ヘンリー・ジェイムズ 「ねじの回転」 蕗沢忠枝・訳 新潮社 昭和37年




どなたか忘れたけれども、作家(確か)が「ねじの回転」を勧めていたので、読みたい本リストに付け加えていたし、恩田陸の「ねじの回転」もそれがベースになってるのかと思って(勝手に)『もとのやつを読むまでおあずけ』にしてた。
それなのに「ねじの回転」を読むことはなかなか実現されず、どの作家が勧めていたのかも定かにならないくらいほったらかしにしていたのだが、ついに、読む本が手元になく心もとなくなったある日、本屋を徘徊していたら「ねじの回転」という文字が!
文庫本で安いということも手伝い、やっと購入するのに至った。


イギリスの田舎にある屋敷。
そこの主人はロンドンで生活をしていて、孤児となった小さい甥っ子と姪っ子が住んでいる。
そこに家庭教師として女性がやってくる。
前任の家庭教師はなぜか辞めていて、その理由は明かされていない。
そうこうしているうちに幽霊が出てきて…

とどこまでもお約束な感じで進んでいくので、非常にワクワクしてきた。
「ジェーンエア」のようであり、それでいてリアルに幽霊が出てくる。
しかも、天使のように美しい子どもたちにとりついているときている。
これが面白くないわけないじゃん!!!と思っていたのだが……



うん 端的に言って全然面白くなかったね。
多分あまりに時代が古すぎるんだと思うが、肝心な描写はすべてカットされ、すべて読者の想像にまかせる、と言った態。

なんせ最後の方の緊迫するシーンでも

「誓って嘘いつわりは申しません、先生、お嬢さまは、いろいろの事を仰言いました―――!」(p249)


というから、なになに、何を言ったんだい?と思うのに

そう言ったまま、彼女は後がつづかなくなり、ワッとわたしのソファの上に泣きくずれて、いつかのように、身も世もあらず泣き悲しんだ。(p249)

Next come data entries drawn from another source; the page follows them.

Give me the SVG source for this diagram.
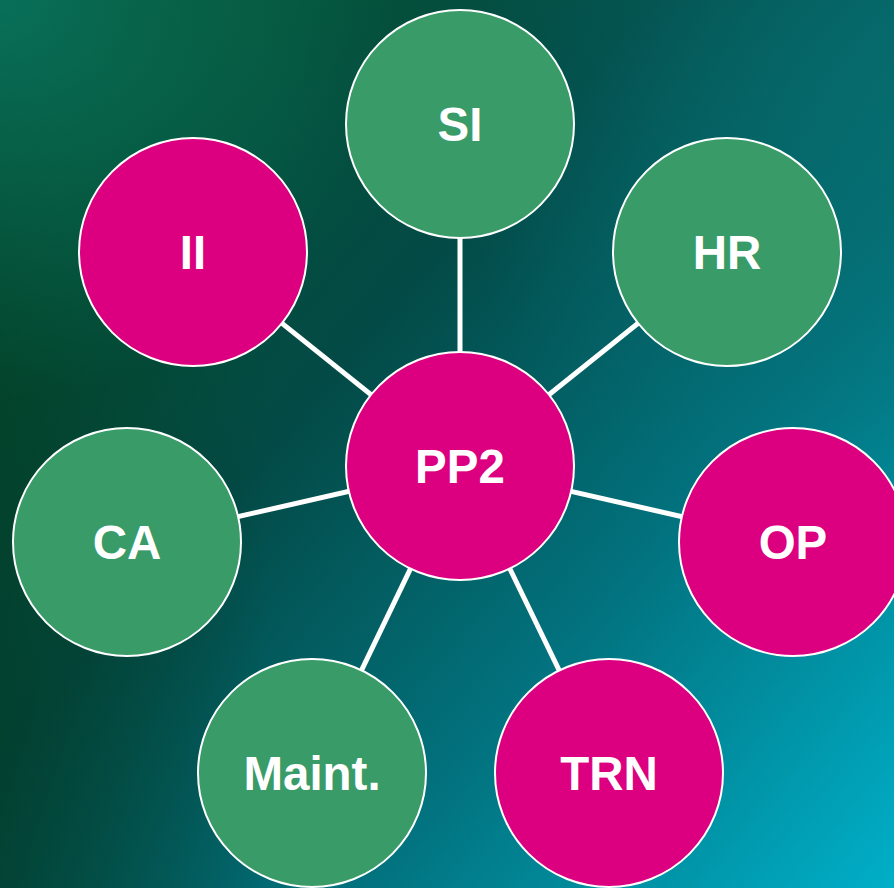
<svg xmlns="http://www.w3.org/2000/svg" width="894" height="888" viewBox="0 0 894 888">
<defs>
<linearGradient id="bg" x1="0" y1="0.15" x2="1" y2="1">
<stop offset="0" stop-color="#05542f"/>
<stop offset="0.35" stop-color="#034a46"/>
<stop offset="0.65" stop-color="#02727e"/>
<stop offset="1" stop-color="#00afc8"/>
</linearGradient>
<radialGradient id="tl" cx="0" cy="0" r="0.45">
<stop offset="0" stop-color="#0a7a66" stop-opacity="0.8"/>
<stop offset="1" stop-color="#0a7a66" stop-opacity="0"/>
</radialGradient>
<radialGradient id="tr" cx="1" cy="0.1" r="0.5">
<stop offset="0" stop-color="#086e6e" stop-opacity="0.7"/>
<stop offset="1" stop-color="#086e6e" stop-opacity="0"/>
</radialGradient>
<linearGradient id="ld" x1="0" y1="0" x2="1" y2="0">
<stop offset="0" stop-color="#023a22" stop-opacity="0.6"/>
<stop offset="0.3" stop-color="#023a22" stop-opacity="0"/>
</linearGradient>
</defs>
<style>
.g{fill:#389b68;stroke:#fff;stroke-width:2}
.p{fill:#dc0080;stroke:#fff;stroke-width:2}
.t{fill:#fff;font-family:"Liberation Sans",Arial,sans-serif;font-weight:bold;font-size:47.5px;text-anchor:middle}
.c line{stroke:#fff;stroke-width:5}
</style>
<rect width="894" height="888" fill="url(#bg)"/>
<rect width="894" height="888" fill="url(#ld)"/>
<rect width="894" height="888" fill="url(#tl)"/>
<rect width="894" height="888" fill="url(#tr)"/>
<g id="connectors" class="c">
<line x1="460" y1="466" x2="460" y2="124"/>
<line x1="460" y1="466" x2="193" y2="252"/>
<line x1="460" y1="466" x2="727" y2="252"/>
<line x1="460" y1="466" x2="127" y2="542"/>
<line x1="460" y1="466" x2="793" y2="542"/>
<line x1="460" y1="466" x2="312" y2="773"/>
<line x1="460" y1="466" x2="609" y2="773"/>
</g>
<g id="SI"><circle class="g" cx="460" cy="124" r="114"/><text class="t" x="460" y="141">SI</text></g>
<g id="II"><circle class="p" cx="193" cy="252" r="114"/><text class="t" x="193" y="269">II</text></g>
<g id="HR"><circle class="g" cx="727" cy="252" r="114"/><text class="t" x="727" y="269">HR</text></g>
<g id="CA"><circle class="g" cx="127" cy="542" r="114"/><text class="t" x="127" y="559">CA</text></g>
<g id="OP"><circle class="p" cx="793" cy="542" r="114"/><text class="t" x="793" y="559">OP</text></g>
<g id="Maint"><circle class="g" cx="312" cy="773" r="114"/><text class="t" x="312" y="790">Maint.</text></g>
<g id="TRN"><circle class="p" cx="609" cy="773" r="114"/><text class="t" x="609" y="790">TRN</text></g>
<g id="PP2"><circle class="p" cx="460" cy="466" r="114"/><text class="t" x="460" y="483">PP2</text></g>
</svg>
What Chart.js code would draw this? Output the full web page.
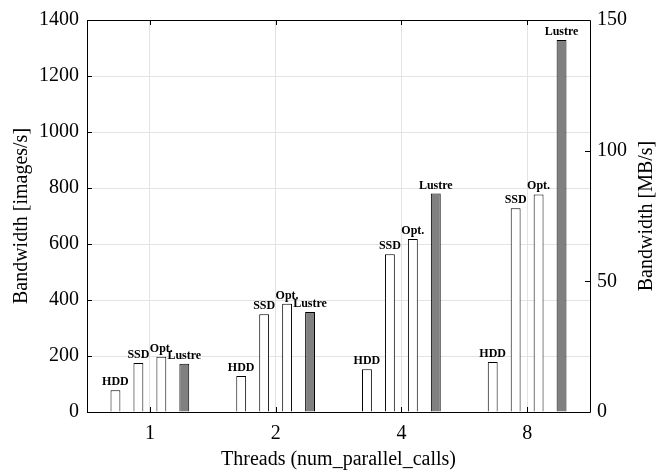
<!DOCTYPE html>
<html>
<head>
<meta charset="utf-8">
<script src="https://cdn.jsdelivr.net/npm/chart.js@4"></script>
<style>
  body { margin: 0; background: #fff; }
</style>
</head>
<body>
<canvas id="grafico" width="671" height="472"></canvas>
<script>
// dados
const threads = ['1', '2', '4', '8']
const hdd = [78, 129, 153, 179]
const ssd = [175, 349, 563, 728]
const opt = [197, 387, 618, 777]
const lustre = [172, 357, 780, 1329]
const nomes = ['HDD', 'SSD', 'Opt.', 'Lustre']
const cores = ['#ffffff', '#ffffff', '#ffffff', '#808080']
const ticksEsq = [0, 200, 400, 600, 800, 1000, 1200, 1400]
const ticksDir = [0, 50, 100, 150]

const fonte = 'Liberation Serif'

// rótulos em cima de cada barra
const rotulos = {
  id: 'rotulos',
  afterDatasetsDraw(chart) {
    const ctx = chart.ctx
    ctx.save()
    ctx.font = 'bold 12px "' + fonte + '"'
    ctx.fillStyle = '#000'
    ctx.textAlign = 'center'
    ctx.textBaseline = 'alphabetic'
    chart.data.datasets.forEach((ds, i) => {
      chart.getDatasetMeta(i).data.forEach((barra) => {
        ctx.fillText(ds.label, barra.x, barra.y - 5)
      })
    })
    ctx.restore()
  }
}

// caixa em volta e marcas para dentro (estilo matlab) + título do eixo direito
const caixa = {
  id: 'caixa',
  afterDraw(chart) {
    const ctx = chart.ctx
    const a = chart.chartArea
    const x = chart.scales.x
    const y = chart.scales.y
    const y2 = chart.scales.y2
    ctx.save()
    ctx.strokeStyle = '#000'
    ctx.lineWidth = 1
    ctx.beginPath()
    ctx.rect(Math.round(a.left) + 0.5, Math.round(a.top) + 0.5, Math.round(a.right - a.left), Math.round(a.bottom - a.top))
    ctx.stroke()

    ctx.beginPath()
    ticksEsq.forEach((v) => {
      const py = Math.round(y.getPixelForValue(v)) + 0.5
      ctx.moveTo(a.left, py)
      ctx.lineTo(a.left + 5, py)
    })
    ticksDir.forEach((v) => {
      const py = Math.round(y2.getPixelForValue(v)) + 0.5
      ctx.moveTo(a.right, py)
      ctx.lineTo(a.right - 5, py)
    })
    threads.forEach((t, i) => {
      const px = Math.round(x.getPixelForValue(i)) + 0.5
      ctx.moveTo(px, a.bottom)
      ctx.lineTo(px, a.bottom - 5)
      ctx.moveTo(px, a.top)
      ctx.lineTo(px, a.top + 5)
    })
    ctx.stroke()

    ctx.font = '20px "' + fonte + '"'
    ctx.fillStyle = '#000'
    ctx.textAlign = 'center'
    ctx.textBaseline = 'middle'
    ctx.translate(647, (a.top + a.bottom) / 2)
    ctx.rotate(-Math.PI / 2)
    ctx.fillText('Bandwidth [MB/s]', 0, 0)
    ctx.restore()
  }
}

const series = [hdd, ssd, opt, lustre]

const grafico = new Chart(document.getElementById('grafico'), {
  type: 'bar',
  data: {
    labels: threads,
    datasets: series.map((dados, i) => ({
      label: nomes[i],
      data: dados,
      backgroundColor: cores[i],
      borderColor: '#000',
      borderWidth: 1,
      categoryPercentage: 0.73,
      barPercentage: 0.43,
      yAxisID: 'y'
    }))
  },
  options: {
    responsive: false,
    animation: false,
    layout: { padding: { top: 15, left: 0, right: 0, bottom: 0 } },
    plugins: {
      legend: { display: false },
      tooltip: { enabled: false }
    },
    scales: {
      x: {
        grid: { color: '#e3e3e3', offset: false, drawTicks: false },
        border: { display: false },
        ticks: { color: '#000', font: { family: fonte, size: 20 }, padding: 10 },
        title: { display: true, text: 'Threads (num_parallel_calls)', color: '#000', font: { family: fonte, size: 20 }, padding: { top: 0, bottom: 0 } },
        afterFit: (s) => { s.height = 60 }
      },
      y: {
        min: 0,
        max: 1400,
        grid: { color: '#e3e3e3', drawTicks: false },
        border: { display: false },
        ticks: { stepSize: 200, color: '#000', font: { family: fonte, size: 20 }, padding: 8, callback: (v) => v },
        title: { display: true, text: 'Bandwidth [images/s]', color: '#000', font: { family: fonte, size: 20 }, padding: { top: 10, bottom: 0 } },
        afterFit: (s) => { s.width = 87 }
      },
      y2: {
        position: 'right',
        min: 0,
        max: 150,
        grid: { drawOnChartArea: false, drawTicks: false },
        border: { display: false },
        ticks: { stepSize: 50, color: '#000', font: { family: fonte, size: 20 }, padding: 7, callback: (v) => v },
        afterFit: (s) => { s.width = 81 }
      }
    }
  },
  plugins: [rotulos, caixa]
})
</script>
</body>
</html>
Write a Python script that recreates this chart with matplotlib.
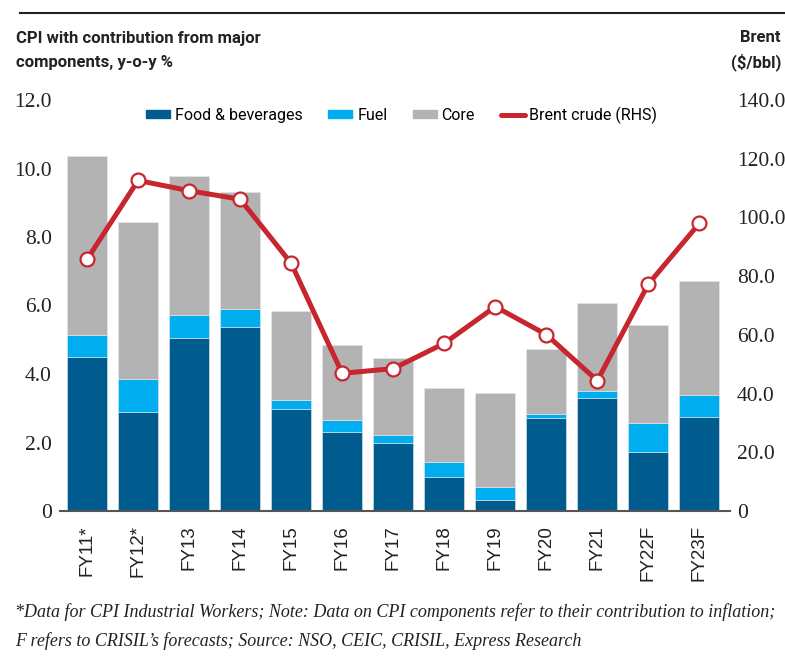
import numpy as np
import matplotlib.pyplot as plt
from matplotlib.patches import Patch
from matplotlib.lines import Line2D

years = ["FY11*", "FY12*", "FY13", "FY14", "FY15", "FY16", "FY17",
         "FY18", "FY19", "FY20", "FY21", "FY22F", "FY23F"]
food = [4.50, 2.90, 5.06, 5.38, 2.97, 2.32, 2.00, 1.00, 0.32, 2.72, 3.31, 1.73, 2.75]
fuel = [0.64, 0.96, 0.66, 0.52, 0.28, 0.35, 0.23, 0.43, 0.39, 0.11, 0.19, 0.84, 0.65]
core = [5.23, 4.59, 4.07, 3.40, 2.59, 2.18, 2.25, 2.16, 2.73, 1.89, 2.57, 2.85, 3.31]
brent = [85.7, 112.6, 109.1, 106.2, 84.4, 46.9, 48.5, 57.1, 69.6, 60.1, 44.4, 77.3, 98.0]

c_food = "#005b8f"
c_fuel = "#00adef"
c_core = "#b3b3b3"
c_red = "#c8262e"
serif = "Liberation Serif"
sans = "Roboto"

fig = plt.figure(figsize=(7.85, 6.65), dpi=100)
ax = fig.add_axes([60 / 785, 154 / 665, 670 / 785, 411 / 665])
x = np.arange(len(years))
food = np.array(food)
fuel = np.array(fuel)
core = np.array(core)

w = 0.78
ax.bar(x, food, w, color=c_food, edgecolor="#e8e8e8", linewidth=0.4)
ax.bar(x, fuel, w, bottom=food, color=c_fuel, edgecolor="#e8e8e8", linewidth=0.4)
ax.bar(x, core, w, bottom=food + fuel, color=c_core, edgecolor="#e8e8e8", linewidth=0.4)

ax.set_xlim(-0.53, len(years) - 0.4)
ax.set_ylim(0, 12)
ax.set_yticks(np.arange(0, 12.1, 2))
ax.set_yticklabels(["0"] + [f"{v:.1f}" for v in np.arange(2, 12.1, 2)],
                   fontfamily=serif, fontsize=15.5, color="#222222")
ax.set_xticks(x)
ax.set_xticklabels(years, rotation=90, fontfamily="Liberation Sans",
                   fontsize=13.5, color="#222222")
ax.tick_params(axis="both", length=0)
ax.tick_params(axis="y", pad=6)
ax.tick_params(axis="x", pad=10)
for s in ["top", "left", "right"]:
    ax.spines[s].set_visible(False)
ax.spines["bottom"].set_color("#555555")
ax.spines["bottom"].set_linewidth(1.5)

ax2 = ax.twinx()
ax2.plot(x, brent, color=c_red, linewidth=3.6, marker="o", markersize=10,
         markerfacecolor="white", markeredgecolor=c_red, markeredgewidth=1.6,
         zorder=5)
ax2.set_ylim(0, 140)
ax2.set_yticks(np.arange(0, 141, 20))
ax2.set_yticklabels(["0"] + [f"{v:.1f}" for v in np.arange(20, 141, 20)],
                    fontfamily=serif, fontsize=15.5, color="#222222")
ax2.tick_params(axis="y", length=0, pad=5)
for s in ["top", "left", "right", "bottom"]:
    ax2.spines[s].set_visible(False)

handles = [
    Patch(color=c_food, label="Food & beverages"),
    Patch(color=c_fuel, label="Fuel"),
    Patch(color=c_core, label="Core"),
    Line2D([0], [0], color=c_red, linewidth=3.6, solid_capstyle="round",
           label="Brent crude (RHS)"),
]
fig.legend(handles=handles, loc="center left", ncol=4,
           bbox_to_anchor=(132 / 785, 1 - 115 / 665), frameon=False,
           prop={"family": sans, "size": 11.5}, handlelength=1.5,
           handleheight=0.45, handletextpad=0.3, columnspacing=1.6)

# header
fig.add_artist(Line2D([20 / 785, 1.0], [1 - 13 / 665, 1 - 13 / 665],
                      color="#222222", linewidth=1.5))
fig.text(16 / 785, 1 - 38 / 665, "CPI with contribution from major",
         fontfamily=sans, fontweight="bold", fontsize=12, color="#222222",
         va="center", ha="left")
fig.text(16 / 785, 1 - 62 / 665, "components, y-o-y %",
         fontfamily=sans, fontweight="bold", fontsize=12, color="#222222",
         va="center", ha="left")
fig.text(781 / 785, 1 - 38 / 665, "Brent", fontfamily=sans, fontweight="bold",
         fontsize=12, color="#222222", va="center", ha="right")
fig.text(781 / 785, 1 - 62 / 665, "($/bbl)", fontfamily=sans, fontweight="bold",
         fontsize=12, color="#222222", va="center", ha="right")

# footnote
fig.text(15 / 785, 1 - 612 / 665,
         "*Data for CPI Industrial Workers; Note: Data on CPI components refer to their contribution to inflation;",
         fontfamily=serif, style="italic", fontsize=13, color="#222222",
         va="center", ha="left")
fig.text(15 / 785, 1 - 641 / 665,
         "F refers to CRISIL\u2019s forecasts; Source: NSO, CEIC, CRISIL, Express Research",
         fontfamily=serif, style="italic", fontsize=13, color="#222222",
         va="center", ha="left")

fig.savefig("out.png", dpi=100)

となってしまい、一体なにが起きたのかさっぱり分からない。

挙句の果てには解説に「多くの註解者はこの物語に、同性愛の意図を発見しているが(p298)」とあって、ますます「ええええーーー!!!」ってなもんデス。
どどどこに…!?


本文自体が古い、訳が古い、などなどの要因からちょっと楽しめない一作だった。
むしろ原文で読んだ方がよかったかもしれない。
そして幽霊=ホラーを期待してたのもいけないかもしれない。

などなどと思いつつ、また時間が余った時にでも原文を読むかもしれない。